→ **DESCRIPTION OF THE TASK**:
Everything in the data should be repeated exactly, save for the images.

--- EXERCISE MATERIALS ---

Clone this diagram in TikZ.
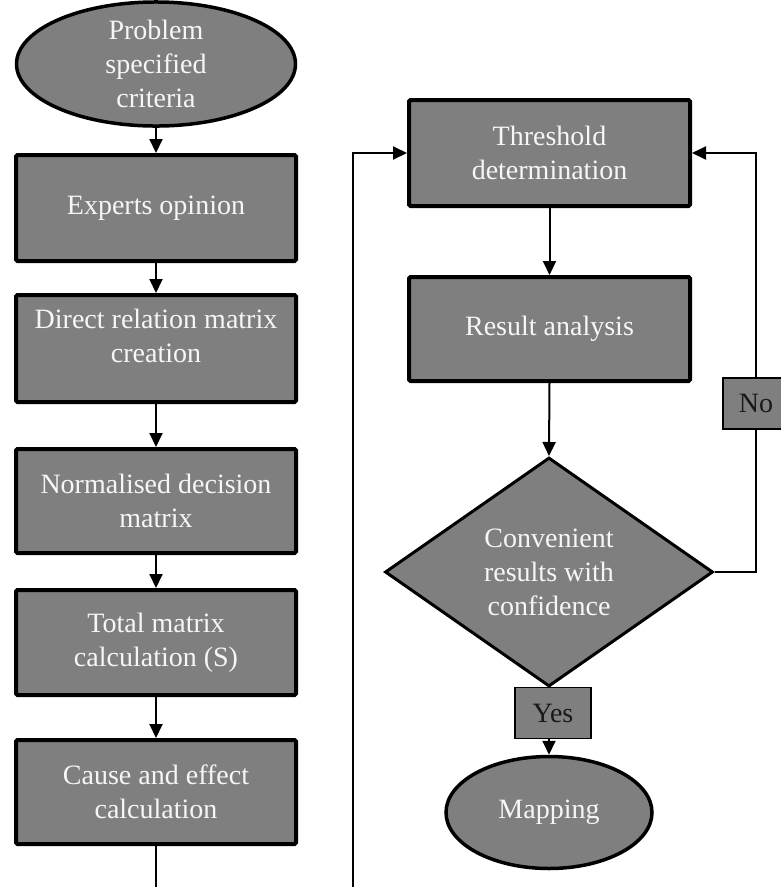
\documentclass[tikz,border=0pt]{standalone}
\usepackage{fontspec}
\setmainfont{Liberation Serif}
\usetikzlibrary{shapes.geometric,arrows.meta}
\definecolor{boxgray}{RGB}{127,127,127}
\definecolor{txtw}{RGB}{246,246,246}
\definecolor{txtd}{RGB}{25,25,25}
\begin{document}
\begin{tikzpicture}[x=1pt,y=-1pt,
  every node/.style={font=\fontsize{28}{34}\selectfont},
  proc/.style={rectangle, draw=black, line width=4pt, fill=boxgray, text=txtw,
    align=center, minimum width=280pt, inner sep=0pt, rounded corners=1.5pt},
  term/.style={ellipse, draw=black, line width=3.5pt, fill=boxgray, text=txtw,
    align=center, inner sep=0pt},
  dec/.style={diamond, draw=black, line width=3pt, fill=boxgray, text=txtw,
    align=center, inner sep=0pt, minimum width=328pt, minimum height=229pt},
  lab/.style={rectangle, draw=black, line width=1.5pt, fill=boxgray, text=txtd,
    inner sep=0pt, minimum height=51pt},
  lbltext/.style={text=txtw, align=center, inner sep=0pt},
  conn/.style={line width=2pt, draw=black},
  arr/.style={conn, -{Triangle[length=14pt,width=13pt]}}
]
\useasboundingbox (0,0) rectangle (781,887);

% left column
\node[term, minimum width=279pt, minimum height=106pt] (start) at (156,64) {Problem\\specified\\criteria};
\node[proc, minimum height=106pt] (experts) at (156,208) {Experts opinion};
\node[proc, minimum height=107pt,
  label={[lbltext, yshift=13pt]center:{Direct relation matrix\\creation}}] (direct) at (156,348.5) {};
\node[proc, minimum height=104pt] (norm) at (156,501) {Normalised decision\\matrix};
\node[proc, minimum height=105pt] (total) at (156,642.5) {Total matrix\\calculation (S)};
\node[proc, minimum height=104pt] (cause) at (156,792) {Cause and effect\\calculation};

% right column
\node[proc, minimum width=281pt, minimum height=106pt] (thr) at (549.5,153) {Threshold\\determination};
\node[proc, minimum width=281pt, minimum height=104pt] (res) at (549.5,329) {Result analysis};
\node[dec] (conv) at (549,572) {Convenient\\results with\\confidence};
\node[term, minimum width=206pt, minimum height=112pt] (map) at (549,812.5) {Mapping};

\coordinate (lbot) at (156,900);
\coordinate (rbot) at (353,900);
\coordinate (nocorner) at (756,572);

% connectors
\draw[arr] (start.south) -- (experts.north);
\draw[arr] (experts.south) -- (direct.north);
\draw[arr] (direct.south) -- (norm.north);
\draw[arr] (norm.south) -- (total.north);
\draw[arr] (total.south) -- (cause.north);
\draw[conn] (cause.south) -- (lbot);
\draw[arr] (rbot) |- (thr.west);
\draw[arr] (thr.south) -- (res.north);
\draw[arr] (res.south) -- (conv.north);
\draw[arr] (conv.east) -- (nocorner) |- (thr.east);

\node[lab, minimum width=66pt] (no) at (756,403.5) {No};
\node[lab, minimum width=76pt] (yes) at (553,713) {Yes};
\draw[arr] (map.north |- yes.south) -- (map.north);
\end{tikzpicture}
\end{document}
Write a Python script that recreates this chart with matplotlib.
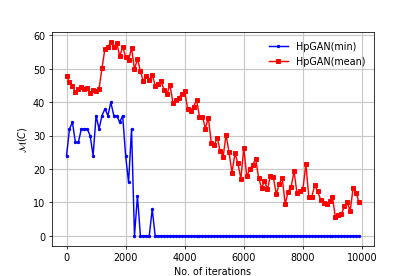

---

→ **SOLUTION FOR THIS EXERCISE**:
Clone this diagram in TikZ.
\documentclass[tikz,border=0pt]{standalone}
\usepackage{fontspec}
\setmainfont{Liberation Serif}
\usetikzlibrary{shapes.geometric,arrows.meta}
\definecolor{boxgray}{RGB}{127,127,127}
\definecolor{txtw}{RGB}{246,246,246}
\definecolor{txtd}{RGB}{25,25,25}
\begin{document}
\begin{tikzpicture}[x=1pt,y=-1pt,
  every node/.style={font=\fontsize{28}{34}\selectfont},
  proc/.style={rectangle, draw=black, line width=4pt, fill=boxgray, text=txtw,
    align=center, minimum width=280pt, inner sep=0pt, rounded corners=1.5pt},
  term/.style={ellipse, draw=black, line width=3.5pt, fill=boxgray, text=txtw,
    align=center, inner sep=0pt},
  dec/.style={diamond, draw=black, line width=3pt, fill=boxgray, text=txtw,
    align=center, inner sep=0pt, minimum width=328pt, minimum height=229pt},
  lab/.style={rectangle, draw=black, line width=1.5pt, fill=boxgray, text=txtd,
    inner sep=0pt, minimum height=51pt},
  lbltext/.style={text=txtw, align=center, inner sep=0pt},
  conn/.style={line width=2pt, draw=black},
  arr/.style={conn, -{Triangle[length=14pt,width=13pt]}}
]
\useasboundingbox (0,0) rectangle (781,887);

% left column
\node[term, minimum width=279pt, minimum height=106pt] (start) at (156,64) {Problem\\specified\\criteria};
\node[proc, minimum height=106pt] (experts) at (156,208) {Experts opinion};
\node[proc, minimum height=107pt,
  label={[lbltext, yshift=13pt]center:{Direct relation matrix\\creation}}] (direct) at (156,348.5) {};
\node[proc, minimum height=104pt] (norm) at (156,501) {Normalised decision\\matrix};
\node[proc, minimum height=105pt] (total) at (156,642.5) {Total matrix\\calculation (S)};
\node[proc, minimum height=104pt] (cause) at (156,792) {Cause and effect\\calculation};

% right column
\node[proc, minimum width=281pt, minimum height=106pt] (thr) at (549.5,153) {Threshold\\determination};
\node[proc, minimum width=281pt, minimum height=104pt] (res) at (549.5,329) {Result analysis};
\node[dec] (conv) at (549,572) {Convenient\\results with\\confidence};
\node[term, minimum width=206pt, minimum height=112pt] (map) at (549,812.5) {Mapping};

\coordinate (lbot) at (156,900);
\coordinate (rbot) at (353,900);
\coordinate (nocorner) at (756,572);

% connectors
\draw[arr] (start.south) -- (experts.north);
\draw[arr] (experts.south) -- (direct.north);
\draw[arr] (direct.south) -- (norm.north);
\draw[arr] (norm.south) -- (total.north);
\draw[arr] (total.south) -- (cause.north);
\draw[conn] (cause.south) -- (lbot);
\draw[arr] (rbot) |- (thr.west);
\draw[arr] (thr.south) -- (res.north);
\draw[arr] (res.south) -- (conv.north);
\draw[arr] (conv.east) -- (nocorner) |- (thr.east);

\node[lab, minimum width=66pt] (no) at (756,403.5) {No};
\node[lab, minimum width=76pt] (yes) at (553,713) {Yes};
\draw[arr] (map.north |- yes.south) -- (map.north);
\end{tikzpicture}
\end{document}
Write a Python script that recreates this chart with matplotlib.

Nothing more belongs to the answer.